Apesar da existência de critérios de indicação bem estabelecidos nas Diretrizes nacionais de tratamento da insuficiência cardíaca [19], a falta de suporte financeiro por parte das agências responsáveis pela assistência à saúde no Brasil impede o acesso dos pacientes ao emprego de dispositivos mecânicos no tratamento da falência circulatória aguda. Por outro lado, outros tratamentos de alto custo têm sido financiados pelo Sistema Único de Saúde e pelo setor privado, como o emprego de ressincronizadores ventriculares e de desfibriladores implantáveis no tratamento da insuficiência cardíaca [20-22].

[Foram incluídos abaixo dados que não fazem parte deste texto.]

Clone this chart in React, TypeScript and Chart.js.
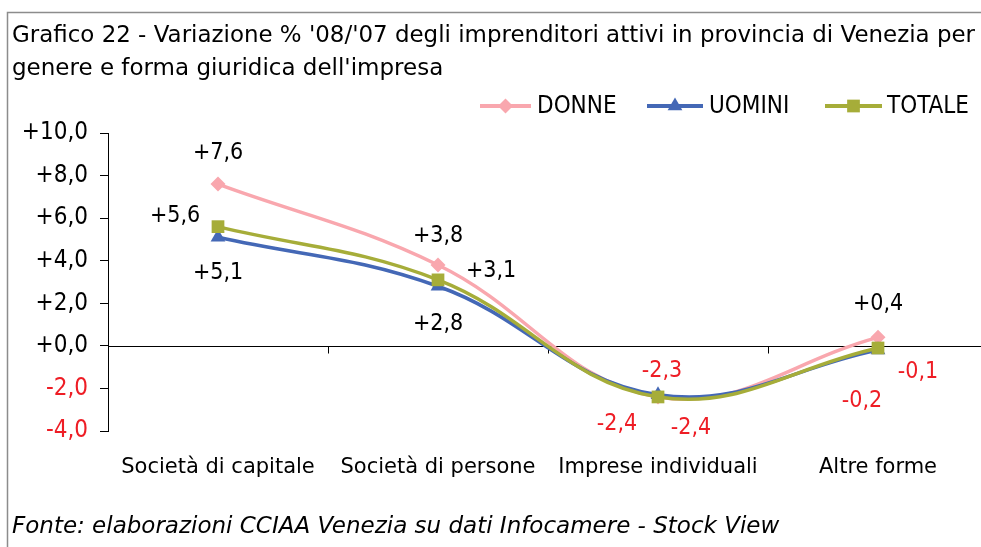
import React, { useEffect, useRef } from "react";
import { Chart, registerables } from "chart.js";
Chart.register(...registerables);

const categories = ["Società di capitale", "Società di persone", "Imprese individuali", "Altre forme"];
const donne = [7.6, 3.8, -2.4, 0.4];
const uomini = [5.1, 2.8, -2.3, -0.2];
const totale = [5.6, 3.1, -2.4, -0.1];
const seriesNames = ["DONNE", "UOMINI", "TOTALE"];
const yMin = -4;
const yMax = 10;
const yStep = 2;
const titleLines = [
  "Grafico 22 - Variazione % '08/'07 degli imprenditori attivi in provincia di Venezia per",
  "genere e forma giuridica dell'impresa",
];
const footerText = "Fonte: elaborazioni CCIAA Venezia su dati Infocamere - Stock View";

// label placement offsets (px) per series / point
const labelOffsets = [
  [[0, -31], [0, -29], [-41, 27], [0, -33]],
  [[0, 36], [0, 38], [4, -24], [-16, 51]],
  [[-43, -11], [53, -9], [33, 31], [40, 24]],
];

const FONT = "'DejaVu Sans Condensed', 'DejaVu Sans', sans-serif";
const WFONT = "'DejaVu Sans', sans-serif";
const RED = "#ee1d25";
const COLORS = ["#f9a7ae", "#4468b6", "#a6ad39"];
const STYLES = ["rectRot", "triangle", "rect"];
const RADII = [7.5, 8.5, 9];

const fmt = (v: number) => (v >= 0 ? "+" : "") + v.toFixed(1).replace(".", ",");

function drawMarker(ctx: CanvasRenderingContext2D, style: string, r: number, x: number, y: number, color: string) {
  ctx.save();
  ctx.fillStyle = color;
  ctx.beginPath();
  if (style === "rectRot") {
    ctx.moveTo(x, y - r);
    ctx.lineTo(x + r, y);
    ctx.lineTo(x, y + r);
    ctx.lineTo(x - r, y);
  } else if (style === "triangle") {
    ctx.moveTo(x, y - r);
    ctx.lineTo(x + r * 0.866, y + r * 0.5);
    ctx.lineTo(x - r * 0.866, y + r * 0.5);
  } else {
    const s = r * Math.SQRT1_2;
    ctx.rect(x - s, y - s, 2 * s, 2 * s);
  }
  ctx.closePath();
  ctx.fill();
  ctx.restore();
}

const decorPlugin = {
  id: "decor",
  beforeDraw(chart: any) {
    const ctx = chart.ctx;
    ctx.save();
    ctx.fillStyle = "#ffffff";
    ctx.fillRect(0, 0, chart.width, chart.height);
    ctx.strokeStyle = "#8c8c8c";
    ctx.lineWidth = 1.5;
    ctx.strokeRect(7.5, 12.5, 2000, 2000);
    ctx.fillStyle = "#000";
    ctx.textBaseline = "middle";
    ctx.textAlign = "left";
    ctx.font = `23px ${WFONT}`;
    ctx.fillText(titleLines[0], 12, 36, 963);
    ctx.fillText(titleLines[1], 12, 69);
    ctx.font = `italic 23px ${WFONT}`;
    ctx.fillText(footerText, 12, 527, 773);
    // legend
    const items = [
      { x1: 480, x2: 531, tx: 537 },
      { x1: 647, x2: 703, tx: 709 },
      { x1: 825, x2: 882, tx: 887 },
    ];
    ctx.font = `24px ${FONT}`;
    items.forEach((it, i) => {
      const y = 106;
      ctx.strokeStyle = COLORS[i];
      ctx.lineWidth = 4;
      ctx.beginPath();
      ctx.moveTo(it.x1, y);
      ctx.lineTo(it.x2, y);
      ctx.stroke();
      drawMarker(ctx, STYLES[i], RADII[i], (it.x1 + it.x2) / 2, y, COLORS[i]);
      ctx.fillStyle = "#000";
      ctx.fillText(seriesNames[i], it.tx, y + 1);
    });
    ctx.restore();
  },
  beforeDatasetsDraw(chart: any) {
    const ctx = chart.ctx;
    const ys = chart.scales.y;
    const y0 = Math.round(ys.getPixelForValue(0)) + 0.5;
    const { left, right } = chart.chartArea;
    ctx.save();
    ctx.strokeStyle = "#000";
    ctx.lineWidth = 1;
    ctx.beginPath();
    ctx.moveTo(left, y0);
    ctx.lineTo(right + 20, y0);
    const w = (right - left) / categories.length;
    for (let i = 1; i < categories.length; i++) {
      const x = Math.round(left + i * w) + 0.5;
      ctx.moveTo(x, y0);
      ctx.lineTo(x, y0 + 7);
    }
    ctx.stroke();
    ctx.restore();
  },
  afterDatasetsDraw(chart: any) {
    const ctx = chart.ctx;
    ctx.save();
    ctx.font = `23px ${FONT}`;
    ctx.textAlign = "center";
    ctx.textBaseline = "middle";
    chart.data.datasets.forEach((ds: any, di: number) => {
      const meta = chart.getDatasetMeta(di);
      meta.data.forEach((pt: any, pi: number) => {
        const v = ds.data[pi];
        const [dx, dy] = labelOffsets[di][pi];
        ctx.fillStyle = v < 0 ? RED : "#000";
        ctx.fillText(fmt(v), pt.x + dx, pt.y + dy);
      });
    });
    ctx.restore();
  },
};

export default function App() {
  const ref = useRef<HTMLCanvasElement>(null);
  useEffect(() => {
    document.body.style.margin = "0";
    const seriesData = [donne, uomini, totale];
    const chart = new Chart(ref.current as HTMLCanvasElement, {
      type: "line",
      data: {
        labels: categories,
        datasets: seriesData.map((d, i) => ({
          label: seriesNames[i],
          data: d,
          borderColor: COLORS[i],
          backgroundColor: COLORS[i],
          borderWidth: 3.5,
          tension: 0.4,
          pointStyle: STYLES[i] as any,
          pointRadius: RADII[i],
          pointBorderWidth: 0,
          pointBackgroundColor: COLORS[i],
          order: 3 - i,
        })),
      },
      plugins: [decorPlugin],
      options: {
        animation: false,
        responsive: false,
        devicePixelRatio: 1,
        layout: { padding: { top: 133, right: 12, left: 0, bottom: 0 } },
        plugins: { legend: { display: false }, tooltip: { enabled: false }, title: { display: false } },
        scales: {
          x: {
            type: "category",
            offset: true,
            grid: { display: false, drawTicks: false },
            border: { display: false },
            ticks: { color: "#000", font: { family: WFONT, size: 21 }, padding: 24, maxRotation: 0, autoSkip: false },
            afterFit: (s: any) => { s.height = 116; },
          },
          y: {
            min: yMin,
            max: yMax,
            grid: { display: true, drawOnChartArea: false, drawTicks: true, tickLength: 8, color: "#000" },
            border: { display: true, color: "#000", width: 1 },
            ticks: {
              stepSize: yStep,
              padding: 12,
              font: { family: FONT, size: 24 },
              color: (c: any) => (c.tick && c.tick.value < 0 ? RED : "#000"),
              callback: (v: any) => fmt(Number(v)),
            },
            afterFit: (s: any) => { s.width = 108; },
          },
        },
      },
    });
    return () => chart.destroy();
  }, []);
  return (
    <div style={{ width: 981, height: 547, overflow: "hidden", position: "relative" }}>
      <canvas ref={ref} width={1000} height={547} style={{ display: "block" }} />
    </div>
  );
}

Estudos de custo-efetividade realizados em diversos países, a respeito do impacto da utilização de dispositivos mecânicos de assistência circulatória no tratamento da falência circulatória progressiva, mostram valores que variam entre US$ 48.000,00 (R$ 86.000,00) e US$ 90.000,00 (R$ 160.000,00) por ano de vida salvo e ajustado para qualidade (quality adjusted life years - QALY) [23]. Nestes estudos, não foi considerado o tipo de dispositivo empregado, sendo possível se antecipar valores próximos ao limite inferior para o emprego de dispositivos paracorpóreos, em comparação aos dispositivos implantáveis amplamente empregados em vários centros internacionais. Valores semelhantes aos apresentados com a assistência mecânica foram observados para o emprego da terapia de ressincronização cardíaca associada ao implante de desfibrilador em uma revisão sistemática que incluiu dados de mais de 3.400 pacientes [24]. Paralelamente, um estudo a respeito do emprego isolado de desfibriladores em pacientes com insuficiência cardíaca em nosso País revelou uma relação de custo-efetividade incremental de R$ 68.000,00 no cenário público e de R$ 90.000,00 no setor privado [25].

Com base nestes dados, podemos concluir que apesar do elevado custo do tratamento das doenças cardiovasculares no Brasil em relação à nossa renda per capita [26], temos sem dúvida argumentos para incorporar como opção terapêutica o implante de dispositivos de assistência circulatória mecânica, principalmente como ponte para a realização do transplante cardíaco. Este procedimento é responsável por índices de sobrevivência superiores a 70% em um ano, abrindo a perspectiva da realização do transplante em grande parte dos pacientes assistidos.